Mayoral combined authorities (MCAs) will be allocated a share of the funds to give to their area’s providers to deliver courses through their devolved adult education budgets.  However they have been told that they can only submit requests for additional courses if they are “economically relevant to the local economy”.

The Greater London Authority told FE Week that it was “looking at this issue in detail and expects to submit a request in due course”. The Liverpool City Region is engaging in “detailed discussions” with its colleges and providers to decide which additions to ask for.

The Greater Manchester Combined Authority is “in the process of submitting a list of qualifications to the EFSA, which will focus on Local Industrial Strategy growth sectors”, and the Cambridgeshire and Peterborough Combined Authority is “working proactively with colleges, providers and local businesses to identify any gaps in the course list, with a view to making a request to the DfE for additional courses if required”.

The only mayoral authority that has so far submitted a formal request is in the West Midlands. A spokesperson said that it had asked for “one specific rail engineering qualification to be added to the list to date, as rail is a growing employment sector for us”.

The Department for Education confirmed to FE Week that, if a course is added at the request of a mayoral authority, then it will be made available to everyone in the country through the offer.

Under the department’s rules, there is a “strict condition that funding is used for its intended purpose” by MCAs. Otherwise they face having to hand the funding back to central government.

Funding allocations for each combined authority have not yet been communicated to the relevant mayors despite the approach of the April 2021 start date.

The DfE unveiled the list of level 3 courses under the lifetime skills guarantee offer in December. At the time the department said it had chosen qualifications that were “valued by employers”.

But Tom Bewick, chief executive of the Federation of Awarding Bodies, hit out at this “top-down driven list cooked up in Whitehall”. He said it showed that the DfE had gone for a “convoluted way of trying to ration limited public funds from the get-go, while dressing the whole policy up as being an absolute free learning entitlement, like access to the NHS”.

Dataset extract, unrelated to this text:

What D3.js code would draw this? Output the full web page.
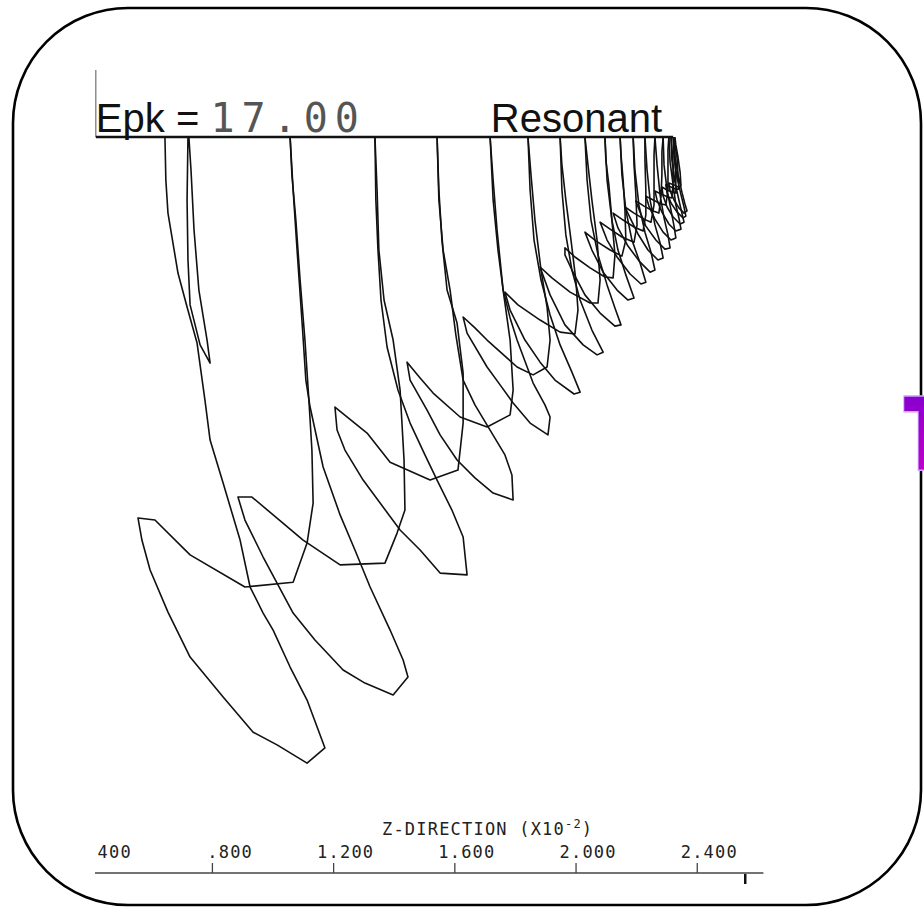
<!DOCTYPE html>
<html>
<head>
<meta charset="utf-8">
<script src="https://cdn.jsdelivr.net/npm/d3@7/dist/d3.min.js"></script>
<style>
  body { margin: 0; background: #fff; }
  svg { display: block; }
</style>
</head>
<body>
<div id="content"></div>
<script>
// axis ticks (Z-direction, x10^-2)
var zTicks = [0.4, 0.8, 1.2, 1.6, 2.0, 2.4];

// electron trajectory, one array per flight between wall impacts: [z, r]
var needle = [[0.721,0],[0.718,0.208],[0.721,0.406],[0.728,0.554],[0.761,0.686],[0.794,0.746],[0.784,0.670],[0.757,0.505],[0.741,0.307],[0.731,0.109],[0.724,0]];
var traj01 = [[0.645,0],[0.648,0.142],[0.655,0.251],[0.688,0.449],[0.718,0.561],[0.751,0.680],[0.777,0.868],[0.794,1.000],[0.837,1.142],[0.893,1.330],[0.926,1.485],[0.969,1.571],[1.002,1.627],[1.058,1.749],[1.114,1.858],[1.173,2.016],[1.114,2.066],[1.015,2.006],[0.936,1.964],[0.837,1.848],[0.728,1.716],[0.655,1.568],[0.596,1.429],[0.569,1.330],[0.556,1.257],[0.612,1.264],[0.728,1.379],[0.909,1.485],[1.068,1.469],[1.114,1.340],[1.134,1.208],[1.130,1.033],[1.120,0.868],[1.107,0.670],[1.091,0.472],[1.077,0.274],[1.064,0.125],[1.058,0]];
var traj02 = [[1.058,0],[1.068,0.175],[1.081,0.373],[1.097,0.604],[1.110,0.802],[1.124,0.891],[1.167,1.089],[1.223,1.247],[1.272,1.363],[1.322,1.485],[1.388,1.627],[1.431,1.726],[1.447,1.782],[1.398,1.841],[1.305,1.802],[1.233,1.759],[1.140,1.660],[1.068,1.571],[0.969,1.386],[0.909,1.264],[0.886,1.188],[0.932,1.188],[1.101,1.330],[1.223,1.412],[1.371,1.406],[1.411,1.307],[1.437,1.231],[1.434,1.066],[1.421,0.835],[1.398,0.670],[1.368,0.538],[1.351,0.373],[1.345,0.175],[1.338,0]];
var traj03 = [[1.338,0],[1.341,0.208],[1.348,0.373],[1.358,0.538],[1.378,0.693],[1.414,0.835],[1.454,0.944],[1.503,1.049],[1.543,1.132],[1.592,1.231],[1.629,1.320],[1.642,1.445],[1.553,1.439],[1.487,1.363],[1.421,1.297],[1.299,1.132],[1.239,1.033],[1.213,0.967],[1.206,0.891],[1.312,0.977],[1.388,1.073],[1.520,1.132],[1.612,1.099],[1.629,0.944],[1.629,0.779],[1.609,0.614],[1.576,0.505],[1.559,0.340],[1.549,0.175],[1.543,0]];
var traj04 = [[1.543,0],[1.549,0.208],[1.563,0.373],[1.586,0.505],[1.605,0.653],[1.629,0.802],[1.668,0.884],[1.718,0.967],[1.767,1.049],[1.790,1.115],[1.794,1.198],[1.728,1.175],[1.668,1.125],[1.609,1.066],[1.553,0.983],[1.510,0.901],[1.454,0.802],[1.444,0.743],[1.487,0.795],[1.530,0.845],[1.619,0.924],[1.708,0.957],[1.784,0.917],[1.794,0.835],[1.784,0.670],[1.761,0.505],[1.741,0.307],[1.728,0.142],[1.718,0]];
var traj05 = [[1.718,0],[1.728,0.208],[1.744,0.373],[1.761,0.505],[1.784,0.597],[1.807,0.670],[1.860,0.812],[1.899,0.884],[1.916,0.924],[1.909,0.983],[1.850,0.944],[1.794,0.878],[1.751,0.818],[1.708,0.759],[1.642,0.647],[1.629,0.594],[1.668,0.630],[1.708,0.670],[1.807,0.759],[1.860,0.785],[1.906,0.759],[1.916,0.670],[1.906,0.561],[1.886,0.439],[1.866,0.274],[1.853,0.125],[1.843,0]];
var traj06 = [[1.843,0],[1.850,0.175],[1.863,0.340],[1.886,0.472],[1.916,0.587],[1.949,0.686],[1.988,0.776],[2.015,0.842],[1.995,0.848],[1.932,0.802],[1.883,0.743],[1.833,0.670],[1.784,0.571],[1.767,0.512],[1.810,0.554],[1.883,0.604],[1.949,0.644],[1.998,0.650],[2.008,0.571],[2.001,0.472],[1.985,0.340],[1.968,0.208],[1.955,0.092],[1.949,0]];
var traj07 = [[1.949,0],[1.955,0.175],[1.968,0.323],[1.988,0.439],[2.015,0.538],[2.054,0.637],[2.091,0.710],[2.071,0.719],[2.025,0.686],[1.965,0.620],[1.916,0.521],[1.889,0.446],[1.883,0.429],[1.922,0.465],[1.982,0.512],[2.048,0.548],[2.074,0.548],[2.081,0.472],[2.071,0.340],[2.054,0.208],[2.041,0.092],[2.031,0]];
var traj08 = [[2.031,0],[2.038,0.142],[2.051,0.274],[2.074,0.389],[2.104,0.488],[2.130,0.564],[2.150,0.620],[2.130,0.624],[2.081,0.581],[2.031,0.521],[1.988,0.439],[1.965,0.389],[1.965,0.366],[1.998,0.396],[2.048,0.432],[2.097,0.462],[2.124,0.465],[2.130,0.389],[2.120,0.274],[2.110,0.158],[2.100,0.076],[2.097,0]];
var traj09 = [[2.097,0],[2.104,0.142],[2.120,0.274],[2.140,0.373],[2.166,0.455],[2.193,0.531],[2.173,0.538],[2.137,0.505],[2.091,0.446],[2.054,0.373],[2.031,0.314],[2.067,0.343],[2.114,0.373],[2.153,0.393],[2.166,0.340],[2.163,0.241],[2.157,0.142],[2.150,0.059],[2.147,0]];
var traj10 = [[2.147,0],[2.153,0.125],[2.166,0.241],[2.186,0.340],[2.213,0.416],[2.232,0.479],[2.216,0.485],[2.180,0.452],[2.137,0.396],[2.104,0.340],[2.081,0.281],[2.114,0.304],[2.153,0.330],[2.193,0.347],[2.203,0.290],[2.199,0.191],[2.193,0.092],[2.190,0]];
var traj11 = [[2.190,0],[2.196,0.109],[2.209,0.224],[2.229,0.314],[2.249,0.380],[2.262,0.439],[2.246,0.446],[2.213,0.413],[2.173,0.360],[2.140,0.300],[2.124,0.251],[2.157,0.274],[2.193,0.297],[2.223,0.310],[2.232,0.257],[2.232,0.175],[2.229,0.076],[2.229,0]];
var traj12 = [[2.229,0],[2.236,0.109],[2.246,0.208],[2.262,0.290],[2.279,0.350],[2.289,0.399],[2.272,0.406],[2.239,0.373],[2.206,0.320],[2.180,0.267],[2.163,0.231],[2.193,0.251],[2.226,0.271],[2.249,0.281],[2.259,0.224],[2.259,0.142],[2.259,0.059],[2.262,0]];
var traj13 = [[2.262,0],[2.269,0.092],[2.279,0.191],[2.292,0.267],[2.305,0.323],[2.312,0.366],[2.295,0.370],[2.265,0.340],[2.232,0.294],[2.213,0.248],[2.199,0.211],[2.226,0.228],[2.256,0.244],[2.275,0.251],[2.282,0.198],[2.285,0.125],[2.285,0.050],[2.289,0]];
var traj14 = [[2.289,0],[2.292,0.092],[2.302,0.175],[2.315,0.241],[2.325,0.294],[2.331,0.333],[2.315,0.340],[2.289,0.314],[2.262,0.271],[2.242,0.228],[2.232,0.195],[2.256,0.208],[2.282,0.221],[2.298,0.224],[2.305,0.175],[2.305,0.109],[2.305,0.043],[2.308,0]];
var traj15 = [[2.308,0],[2.312,0.083],[2.322,0.158],[2.331,0.224],[2.341,0.267],[2.348,0.304],[2.331,0.310],[2.308,0.287],[2.285,0.248],[2.269,0.208],[2.262,0.178],[2.282,0.188],[2.305,0.198],[2.318,0.201],[2.322,0.152],[2.322,0.092],[2.318,0.036],[2.315,0]];
var traj16 = [[2.315,0],[2.318,0.076],[2.328,0.149],[2.341,0.208],[2.351,0.251],[2.358,0.281],[2.345,0.287],[2.322,0.264],[2.302,0.231],[2.289,0.195],[2.285,0.165],[2.302,0.175],[2.322,0.182],[2.331,0.185],[2.331,0.135],[2.328,0.076],[2.325,0.026],[2.322,0]];
var traj17 = [[2.322,0],[2.325,0.069],[2.335,0.135],[2.348,0.191],[2.358,0.231],[2.364,0.261],[2.355,0.267],[2.335,0.248],[2.315,0.218],[2.302,0.185],[2.298,0.158],[2.315,0.165],[2.331,0.172],[2.341,0.172],[2.338,0.125],[2.335,0.069],[2.328,0.026],[2.325,0]];
var traj18 = [[2.325,0],[2.328,0.063],[2.338,0.125],[2.351,0.182],[2.361,0.221],[2.368,0.244],[2.358,0.251],[2.341,0.234],[2.325,0.208],[2.312,0.178],[2.308,0.152],[2.325,0.158],[2.338,0.165],[2.348,0.162],[2.345,0.116],[2.338,0.066],[2.331,0.026],[2.328,0]];

var trajectories = [needle, traj01, traj02, traj03, traj04, traj05, traj06, traj07, traj08, traj09,
                    traj10, traj11, traj12, traj13, traj14, traj15, traj16, traj17, traj18];

var W = 924, H = 908;
var mono = "'DejaVu Sans Mono', monospace";

var svg = d3.select("#content").append("svg").attr("width", W).attr("height", H);

// scales: z along the wall, r = depth below the wall (same units)
var x = d3.scaleLinear().domain([0.4, 2.4]).range([90.7, 696.76]);
var y = d3.scaleLinear().domain([0, 2.43]).range([137, 873.4]);

// rounded frame
svg.append("rect").attr("x", 13).attr("y", 8).attr("width", 908).attr("height", 897)
  .attr("rx", 115).attr("ry", 115)
  .style("fill", "none").style("stroke", "#000").style("stroke-width", 2.6);

// wall line + small vertical marker
svg.append("line").attr("x1", x(0.417)).attr("x2", x(0.417)).attr("y1", y(-0.221)).attr("y2", y(0))
  .style("stroke", "#555").style("stroke-width", 1);
svg.append("line").attr("x1", x(0.417)).attr("x2", x(2.322)).attr("y1", y(0)).attr("y2", y(0))
  .style("stroke", "#111").style("stroke-width", 2.4);

// title texts
svg.append("text").attr("x", x(0.417)).attr("y", 132).text("Epk =")
  .style("font-family", "'Liberation Sans', Arial, sans-serif").style("font-size", "40px").style("fill", "#111");
svg.append("text").attr("x", 210.5).attr("y", 132).text("17.00")
  .style("font-family", mono).style("font-size", "40px").style("letter-spacing", "7px").style("fill", "#555");
svg.append("text").attr("x", 662).attr("y", 132).attr("text-anchor", "end").text("Resonant")
  .style("font-family", "'Liberation Sans', Arial, sans-serif").style("font-size", "40px").style("fill", "#111");

// trajectories
var line = d3.line().x(function(d) { return x(d[0]); }).y(function(d) { return y(d[1]); });
svg.append("g").attr("class", "traj").selectAll("path")
  .data(trajectories)
  .enter().append("path")
  .attr("d", line)
  .style("fill", "none").style("stroke", "#111").style("stroke-width", 1.6)
  .style("stroke-linejoin", "round");

// bottom axis (ticks point up, labels above, decimal point on the tick)
svg.append("clipPath").attr("id", "axclip").append("rect")
  .attr("x", 95).attr("y", 800).attr("width", 700).attr("height", 100);

var axisY = 873;
var adv = 11.44;
var fmt = function(d) { return d3.format(".3f")(d).replace(/^0/, ""); };
var gAxis = svg.append("g").attr("clip-path", "url(#axclip)")
  .append("g").attr("transform", "translate(0," + axisY + ")")
  .call(d3.axisTop(x).tickValues(zTicks).tickFormat(fmt).tickSizeInner(10).tickSizeOuter(0).tickPadding(5));
gAxis.select(".domain").remove();
gAxis.selectAll(".tick line").style("stroke", "#444").style("stroke-width", 1.3);
gAxis.selectAll(".tick text")
  .attr("text-anchor", "start")
  .attr("x", function(d) { return -(fmt(d).indexOf(".") * adv + 5.1); })
  .style("font-family", mono).style("font-size", "17px").style("letter-spacing", "1.2px").style("fill", "#222");
gAxis.append("line").attr("x1", x(0.41)).attr("x2", x(2.62)).attr("y1", 0).attr("y2", 0)
  .style("stroke", "#444").style("stroke-width", 1.5);
svg.append("line").attr("x1", x(2.56)).attr("x2", x(2.56)).attr("y1", axisY + 1).attr("y2", axisY + 11)
  .style("stroke", "#111").style("stroke-width", 2.5);

// axis title
var title = svg.append("text").attr("x", 382).attr("y", 835)
  .style("font-family", mono).style("font-size", "17px").style("letter-spacing", "1.2px").style("fill", "#222");
title.append("tspan").text("Z-DIRECTION (X10");
title.append("tspan").attr("dy", -7).style("font-size", "12px").text("-2");
title.append("tspan").attr("dy", 7).text(")");

// purple letter cut by the right edge
var defs = svg.append("defs");
var grad = defs.append("linearGradient").attr("id", "tgrad")
  .attr("x1", "0%").attr("y1", "0%").attr("x2", "0%").attr("y2", "100%");
grad.append("stop").attr("offset", "0%").attr("stop-color", "#7a00d0");
grad.append("stop").attr("offset", "100%").attr("stop-color", "#d400c8");
svg.append("text").attr("transform", "translate(904,470) scale(0.6,1)").text("T")
  .style("font-family", "'DejaVu Sans', sans-serif").style("font-weight", "bold").style("font-size", "99px")
  .style("fill", "url(#tgrad)").style("stroke", "#c9a6ff").style("stroke-width", 3)
  .style("paint-order", "stroke");
</script>
</body>
</html>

The new offer builds on a policy in place since 2013. It allows adults up to the age of 23 to be fully funded for their first full level 3 qualification from the adult education budget. Those aged 24 and over have since had to take out an advanced learner loan to pay for the course.

The current entitlement for those aged 23 and below covers nearly 1,200 qualifications, almost four times as many as those made available under the lifetime skills guarantee.

The DfE has said that any qualifications included in this new level 3 adult offer which are not included in the existing entitlement will be made available for 19 to 23-year-old learners.